I was pleased to be able to assist with the Corpus Toneelkritiek Interbellum project, which allows reading, browsing and searching of early 20th-century Dutch theater reviews. I can’t read Dutch, but Google’s automated translation tells me that the review of Hamlet mentions a “long modern clown,” which sounds disturbing enough that I’ll leave the actual reading to someone else.
The source documents are encoded in TEI XML and rendered to the browser using Python and lxml, three of my favorite technologies.
There are a few take-aways from this project that might benefit anyone working in a similar area and scale:
- Use a standard encoding format (in this case TEI, but choose an appropriate one based on the source content)
- Use a modern programming language, even in a humanities context (e.g. Python)
- Use modern XML parsing tools (e.g. lxml + XPath + XSLT)
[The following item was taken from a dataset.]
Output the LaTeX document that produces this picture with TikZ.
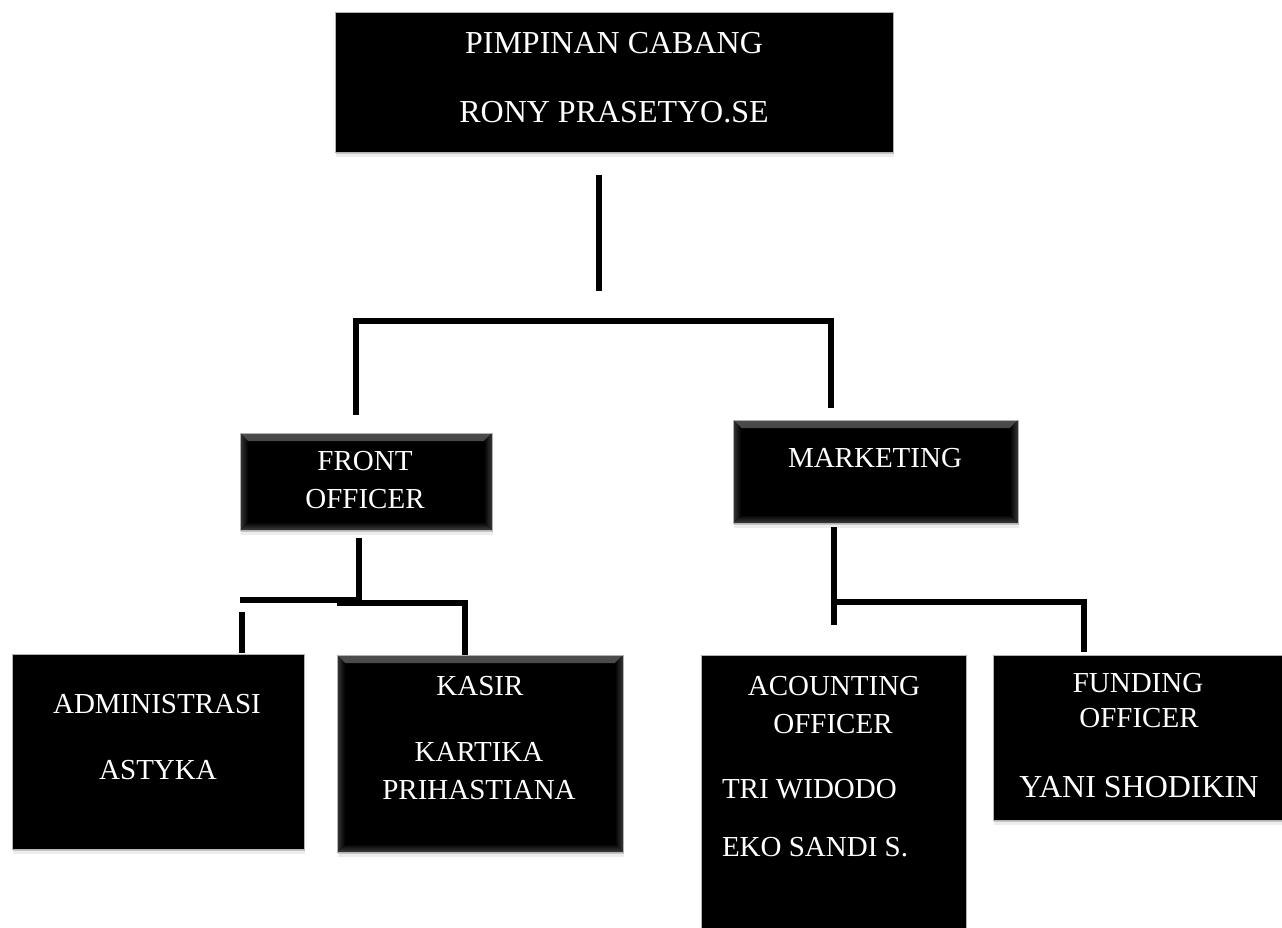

The key advantage of libraries such as lxml in publishing and digitization projects is that it allows the developer to freely mix XML-native languages like XPath and XSLT with the expressive, procedural programming style of Python. I’m still amazed by how many people are “parsing” XML using regular expressions (or worse), or using plain CGI/Perl scripts to serve up content. There are easier ways!
“Free” doesn’t have to mean primitive. In fact I would argue that projects like Pinax can jump-start library or digital archive sites into the 21st century with less work than a grad student will spend crafting a bespoke Perl script.
Congratulations to Thomas Crombez and his team!